▸ What the exercise asks:
Pictures aside, write out every record exactly as it appears.

▸ Recorded data:
>> START
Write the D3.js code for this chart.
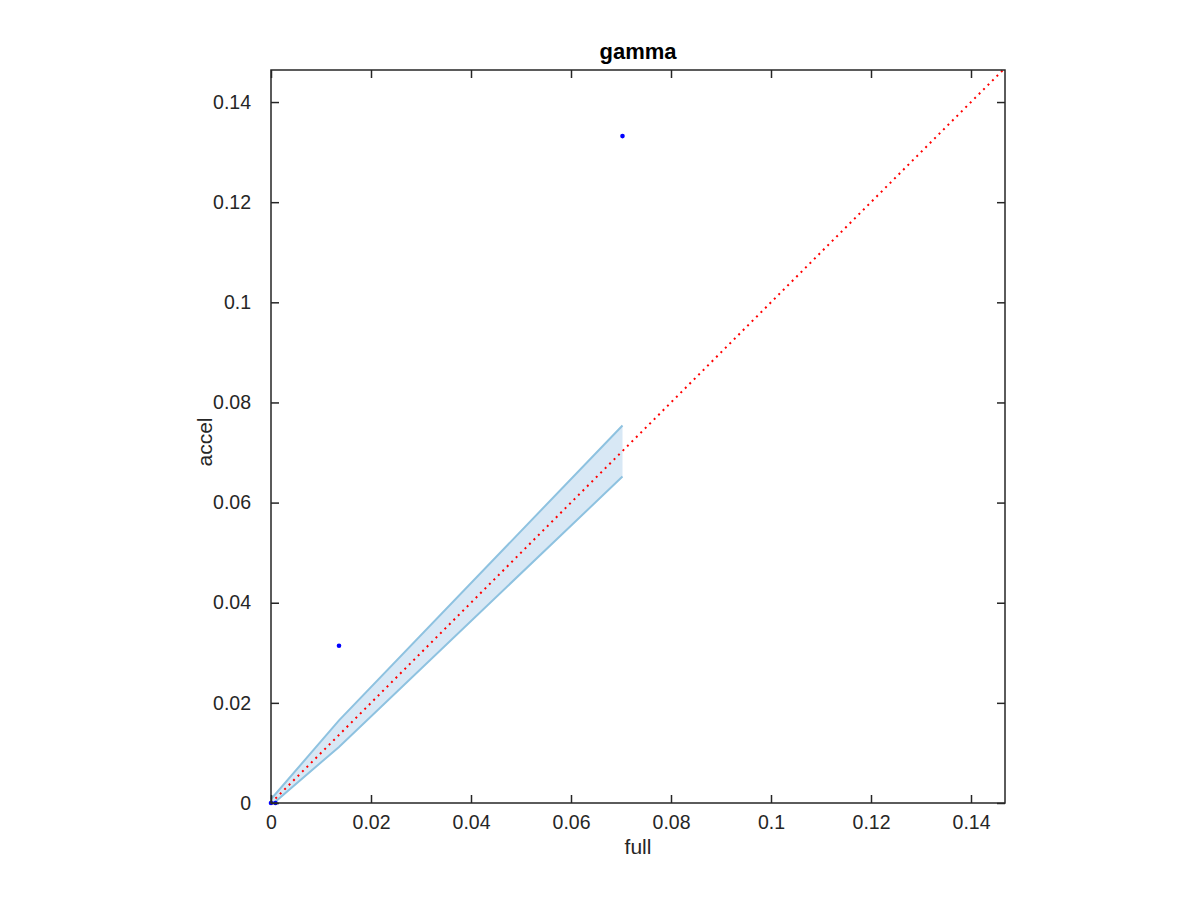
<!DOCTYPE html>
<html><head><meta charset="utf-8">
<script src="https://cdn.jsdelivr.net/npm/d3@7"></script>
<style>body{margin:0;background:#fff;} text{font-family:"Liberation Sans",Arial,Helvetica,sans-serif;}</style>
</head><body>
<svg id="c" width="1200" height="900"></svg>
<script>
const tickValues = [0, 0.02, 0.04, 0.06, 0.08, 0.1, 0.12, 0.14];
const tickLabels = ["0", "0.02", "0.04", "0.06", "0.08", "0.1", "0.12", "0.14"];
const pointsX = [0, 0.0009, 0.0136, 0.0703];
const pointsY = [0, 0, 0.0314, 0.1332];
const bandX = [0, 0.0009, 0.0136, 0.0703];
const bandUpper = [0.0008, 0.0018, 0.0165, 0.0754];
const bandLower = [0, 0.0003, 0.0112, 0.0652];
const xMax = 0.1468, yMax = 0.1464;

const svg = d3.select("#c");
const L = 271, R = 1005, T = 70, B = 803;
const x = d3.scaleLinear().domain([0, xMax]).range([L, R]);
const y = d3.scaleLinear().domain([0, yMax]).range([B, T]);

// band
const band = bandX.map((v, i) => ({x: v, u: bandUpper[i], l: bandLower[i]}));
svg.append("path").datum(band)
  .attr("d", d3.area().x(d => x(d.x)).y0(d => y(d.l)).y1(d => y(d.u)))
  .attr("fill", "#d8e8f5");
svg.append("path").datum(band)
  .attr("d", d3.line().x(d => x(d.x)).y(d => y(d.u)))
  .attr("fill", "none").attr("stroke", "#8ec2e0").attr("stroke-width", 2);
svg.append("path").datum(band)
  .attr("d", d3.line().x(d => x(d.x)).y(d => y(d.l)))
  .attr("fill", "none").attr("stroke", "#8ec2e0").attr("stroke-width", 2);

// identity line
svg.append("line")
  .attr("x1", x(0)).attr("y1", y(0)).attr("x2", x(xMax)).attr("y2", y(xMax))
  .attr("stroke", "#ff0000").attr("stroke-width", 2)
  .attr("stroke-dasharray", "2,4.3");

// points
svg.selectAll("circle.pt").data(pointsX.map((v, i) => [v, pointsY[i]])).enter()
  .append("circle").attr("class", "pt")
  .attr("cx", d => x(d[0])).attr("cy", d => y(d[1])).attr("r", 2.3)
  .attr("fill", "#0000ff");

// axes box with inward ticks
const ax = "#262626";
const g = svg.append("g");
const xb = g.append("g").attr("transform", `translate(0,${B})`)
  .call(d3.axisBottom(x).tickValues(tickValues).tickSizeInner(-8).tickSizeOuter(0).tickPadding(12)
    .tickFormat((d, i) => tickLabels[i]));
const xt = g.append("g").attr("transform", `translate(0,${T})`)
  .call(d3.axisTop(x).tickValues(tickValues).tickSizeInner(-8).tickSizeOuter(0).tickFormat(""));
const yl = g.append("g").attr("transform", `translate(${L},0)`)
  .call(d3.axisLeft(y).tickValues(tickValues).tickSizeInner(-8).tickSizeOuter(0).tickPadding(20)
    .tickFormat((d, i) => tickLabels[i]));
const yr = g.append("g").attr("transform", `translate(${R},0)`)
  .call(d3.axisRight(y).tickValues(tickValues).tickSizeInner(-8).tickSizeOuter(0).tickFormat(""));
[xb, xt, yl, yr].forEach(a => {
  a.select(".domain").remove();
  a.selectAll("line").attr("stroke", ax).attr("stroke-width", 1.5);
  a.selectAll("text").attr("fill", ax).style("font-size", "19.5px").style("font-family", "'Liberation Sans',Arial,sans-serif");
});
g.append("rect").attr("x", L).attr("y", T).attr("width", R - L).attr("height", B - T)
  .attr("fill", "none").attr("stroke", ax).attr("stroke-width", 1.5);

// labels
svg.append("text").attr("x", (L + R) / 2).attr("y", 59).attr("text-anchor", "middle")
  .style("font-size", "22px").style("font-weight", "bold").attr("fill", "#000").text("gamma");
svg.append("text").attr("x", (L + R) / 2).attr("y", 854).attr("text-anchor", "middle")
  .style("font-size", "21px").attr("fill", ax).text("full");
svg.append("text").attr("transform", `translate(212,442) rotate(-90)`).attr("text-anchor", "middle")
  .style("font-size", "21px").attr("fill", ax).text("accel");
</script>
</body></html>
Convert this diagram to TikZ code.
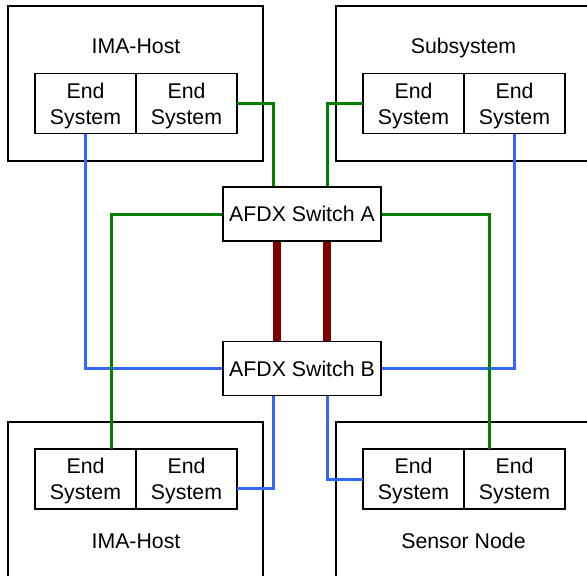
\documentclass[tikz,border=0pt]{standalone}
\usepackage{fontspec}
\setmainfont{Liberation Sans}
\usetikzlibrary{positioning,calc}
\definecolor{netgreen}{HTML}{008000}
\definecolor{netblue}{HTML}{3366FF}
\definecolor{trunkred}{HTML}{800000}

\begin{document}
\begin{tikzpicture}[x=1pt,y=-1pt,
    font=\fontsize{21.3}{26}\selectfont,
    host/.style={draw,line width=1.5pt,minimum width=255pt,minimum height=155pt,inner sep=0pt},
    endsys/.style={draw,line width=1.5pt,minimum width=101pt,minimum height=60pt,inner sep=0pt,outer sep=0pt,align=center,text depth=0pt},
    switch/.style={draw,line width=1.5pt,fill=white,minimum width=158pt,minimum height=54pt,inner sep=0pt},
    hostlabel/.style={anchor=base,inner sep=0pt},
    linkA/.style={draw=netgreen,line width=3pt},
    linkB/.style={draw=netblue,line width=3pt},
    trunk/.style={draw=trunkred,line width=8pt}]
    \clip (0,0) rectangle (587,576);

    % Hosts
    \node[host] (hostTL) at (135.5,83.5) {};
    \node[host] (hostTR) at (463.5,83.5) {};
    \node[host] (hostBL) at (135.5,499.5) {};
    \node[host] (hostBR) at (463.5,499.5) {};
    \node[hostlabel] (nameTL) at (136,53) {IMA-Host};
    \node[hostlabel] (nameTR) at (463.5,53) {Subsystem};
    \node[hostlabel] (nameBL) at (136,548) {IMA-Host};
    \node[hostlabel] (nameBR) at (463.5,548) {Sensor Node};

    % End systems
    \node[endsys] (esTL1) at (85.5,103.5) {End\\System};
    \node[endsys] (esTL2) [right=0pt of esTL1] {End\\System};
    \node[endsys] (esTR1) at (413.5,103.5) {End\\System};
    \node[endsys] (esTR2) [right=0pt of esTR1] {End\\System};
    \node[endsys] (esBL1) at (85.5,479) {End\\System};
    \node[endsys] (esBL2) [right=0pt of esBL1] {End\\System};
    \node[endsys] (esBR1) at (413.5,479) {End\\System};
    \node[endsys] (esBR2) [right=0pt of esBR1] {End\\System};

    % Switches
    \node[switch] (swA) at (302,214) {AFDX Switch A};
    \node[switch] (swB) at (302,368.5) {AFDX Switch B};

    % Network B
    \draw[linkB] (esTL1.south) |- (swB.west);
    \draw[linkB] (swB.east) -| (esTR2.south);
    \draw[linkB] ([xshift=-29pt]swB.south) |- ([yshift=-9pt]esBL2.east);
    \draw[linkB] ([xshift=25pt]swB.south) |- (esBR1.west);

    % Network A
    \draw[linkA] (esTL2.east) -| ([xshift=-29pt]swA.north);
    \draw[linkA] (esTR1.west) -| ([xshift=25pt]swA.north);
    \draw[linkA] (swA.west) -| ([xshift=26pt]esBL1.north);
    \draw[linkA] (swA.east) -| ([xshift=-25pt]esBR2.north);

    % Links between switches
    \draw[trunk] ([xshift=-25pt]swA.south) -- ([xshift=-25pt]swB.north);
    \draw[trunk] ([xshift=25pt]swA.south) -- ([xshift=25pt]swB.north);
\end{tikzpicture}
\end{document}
>> END
▸ Output for this task:
Write the D3.js code for this chart.
<!DOCTYPE html>
<html><head><meta charset="utf-8">
<script src="https://cdn.jsdelivr.net/npm/d3@7"></script>
<style>body{margin:0;background:#fff;} text{font-family:"Liberation Sans",Arial,Helvetica,sans-serif;}</style>
</head><body>
<svg id="c" width="1200" height="900"></svg>
<script>
const tickValues = [0, 0.02, 0.04, 0.06, 0.08, 0.1, 0.12, 0.14];
const tickLabels = ["0", "0.02", "0.04", "0.06", "0.08", "0.1", "0.12", "0.14"];
const pointsX = [0, 0.0009, 0.0136, 0.0703];
const pointsY = [0, 0, 0.0314, 0.1332];
const bandX = [0, 0.0009, 0.0136, 0.0703];
const bandUpper = [0.0008, 0.0018, 0.0165, 0.0754];
const bandLower = [0, 0.0003, 0.0112, 0.0652];
const xMax = 0.1468, yMax = 0.1464;

const svg = d3.select("#c");
const L = 271, R = 1005, T = 70, B = 803;
const x = d3.scaleLinear().domain([0, xMax]).range([L, R]);
const y = d3.scaleLinear().domain([0, yMax]).range([B, T]);

// band
const band = bandX.map((v, i) => ({x: v, u: bandUpper[i], l: bandLower[i]}));
svg.append("path").datum(band)
  .attr("d", d3.area().x(d => x(d.x)).y0(d => y(d.l)).y1(d => y(d.u)))
  .attr("fill", "#d8e8f5");
svg.append("path").datum(band)
  .attr("d", d3.line().x(d => x(d.x)).y(d => y(d.u)))
  .attr("fill", "none").attr("stroke", "#8ec2e0").attr("stroke-width", 2);
svg.append("path").datum(band)
  .attr("d", d3.line().x(d => x(d.x)).y(d => y(d.l)))
  .attr("fill", "none").attr("stroke", "#8ec2e0").attr("stroke-width", 2);

// identity line
svg.append("line")
  .attr("x1", x(0)).attr("y1", y(0)).attr("x2", x(xMax)).attr("y2", y(xMax))
  .attr("stroke", "#ff0000").attr("stroke-width", 2)
  .attr("stroke-dasharray", "2,4.3");

// points
svg.selectAll("circle.pt").data(pointsX.map((v, i) => [v, pointsY[i]])).enter()
  .append("circle").attr("class", "pt")
  .attr("cx", d => x(d[0])).attr("cy", d => y(d[1])).attr("r", 2.3)
  .attr("fill", "#0000ff");

// axes box with inward ticks
const ax = "#262626";
const g = svg.append("g");
const xb = g.append("g").attr("transform", `translate(0,${B})`)
  .call(d3.axisBottom(x).tickValues(tickValues).tickSizeInner(-8).tickSizeOuter(0).tickPadding(12)
    .tickFormat((d, i) => tickLabels[i]));
const xt = g.append("g").attr("transform", `translate(0,${T})`)
  .call(d3.axisTop(x).tickValues(tickValues).tickSizeInner(-8).tickSizeOuter(0).tickFormat(""));
const yl = g.append("g").attr("transform", `translate(${L},0)`)
  .call(d3.axisLeft(y).tickValues(tickValues).tickSizeInner(-8).tickSizeOuter(0).tickPadding(20)
    .tickFormat((d, i) => tickLabels[i]));
const yr = g.append("g").attr("transform", `translate(${R},0)`)
  .call(d3.axisRight(y).tickValues(tickValues).tickSizeInner(-8).tickSizeOuter(0).tickFormat(""));
[xb, xt, yl, yr].forEach(a => {
  a.select(".domain").remove();
  a.selectAll("line").attr("stroke", ax).attr("stroke-width", 1.5);
  a.selectAll("text").attr("fill", ax).style("font-size", "19.5px").style("font-family", "'Liberation Sans',Arial,sans-serif");
});
g.append("rect").attr("x", L).attr("y", T).attr("width", R - L).attr("height", B - T)
  .attr("fill", "none").attr("stroke", ax).attr("stroke-width", 1.5);

// labels
svg.append("text").attr("x", (L + R) / 2).attr("y", 59).attr("text-anchor", "middle")
  .style("font-size", "22px").style("font-weight", "bold").attr("fill", "#000").text("gamma");
svg.append("text").attr("x", (L + R) / 2).attr("y", 854).attr("text-anchor", "middle")
  .style("font-size", "21px").attr("fill", ax).text("full");
svg.append("text").attr("transform", `translate(212,442) rotate(-90)`).attr("text-anchor", "middle")
  .style("font-size", "21px").attr("fill", ax).text("accel");
</script>
</body></html>
Convert this diagram to TikZ code.
\documentclass[tikz,border=0pt]{standalone}
\usepackage{fontspec}
\setmainfont{Liberation Sans}
\usetikzlibrary{positioning,calc}
\definecolor{netgreen}{HTML}{008000}
\definecolor{netblue}{HTML}{3366FF}
\definecolor{trunkred}{HTML}{800000}

\begin{document}
\begin{tikzpicture}[x=1pt,y=-1pt,
    font=\fontsize{21.3}{26}\selectfont,
    host/.style={draw,line width=1.5pt,minimum width=255pt,minimum height=155pt,inner sep=0pt},
    endsys/.style={draw,line width=1.5pt,minimum width=101pt,minimum height=60pt,inner sep=0pt,outer sep=0pt,align=center,text depth=0pt},
    switch/.style={draw,line width=1.5pt,fill=white,minimum width=158pt,minimum height=54pt,inner sep=0pt},
    hostlabel/.style={anchor=base,inner sep=0pt},
    linkA/.style={draw=netgreen,line width=3pt},
    linkB/.style={draw=netblue,line width=3pt},
    trunk/.style={draw=trunkred,line width=8pt}]
    \clip (0,0) rectangle (587,576);

    % Hosts
    \node[host] (hostTL) at (135.5,83.5) {};
    \node[host] (hostTR) at (463.5,83.5) {};
    \node[host] (hostBL) at (135.5,499.5) {};
    \node[host] (hostBR) at (463.5,499.5) {};
    \node[hostlabel] (nameTL) at (136,53) {IMA-Host};
    \node[hostlabel] (nameTR) at (463.5,53) {Subsystem};
    \node[hostlabel] (nameBL) at (136,548) {IMA-Host};
    \node[hostlabel] (nameBR) at (463.5,548) {Sensor Node};

    % End systems
    \node[endsys] (esTL1) at (85.5,103.5) {End\\System};
    \node[endsys] (esTL2) [right=0pt of esTL1] {End\\System};
    \node[endsys] (esTR1) at (413.5,103.5) {End\\System};
    \node[endsys] (esTR2) [right=0pt of esTR1] {End\\System};
    \node[endsys] (esBL1) at (85.5,479) {End\\System};
    \node[endsys] (esBL2) [right=0pt of esBL1] {End\\System};
    \node[endsys] (esBR1) at (413.5,479) {End\\System};
    \node[endsys] (esBR2) [right=0pt of esBR1] {End\\System};

    % Switches
    \node[switch] (swA) at (302,214) {AFDX Switch A};
    \node[switch] (swB) at (302,368.5) {AFDX Switch B};

    % Network B
    \draw[linkB] (esTL1.south) |- (swB.west);
    \draw[linkB] (swB.east) -| (esTR2.south);
    \draw[linkB] ([xshift=-29pt]swB.south) |- ([yshift=-9pt]esBL2.east);
    \draw[linkB] ([xshift=25pt]swB.south) |- (esBR1.west);

    % Network A
    \draw[linkA] (esTL2.east) -| ([xshift=-29pt]swA.north);
    \draw[linkA] (esTR1.west) -| ([xshift=25pt]swA.north);
    \draw[linkA] (swA.west) -| ([xshift=26pt]esBL1.north);
    \draw[linkA] (swA.east) -| ([xshift=-25pt]esBR2.north);

    % Links between switches
    \draw[trunk] ([xshift=-25pt]swA.south) -- ([xshift=-25pt]swB.north);
    \draw[trunk] ([xshift=25pt]swA.south) -- ([xshift=25pt]swB.north);
\end{tikzpicture}
\end{document}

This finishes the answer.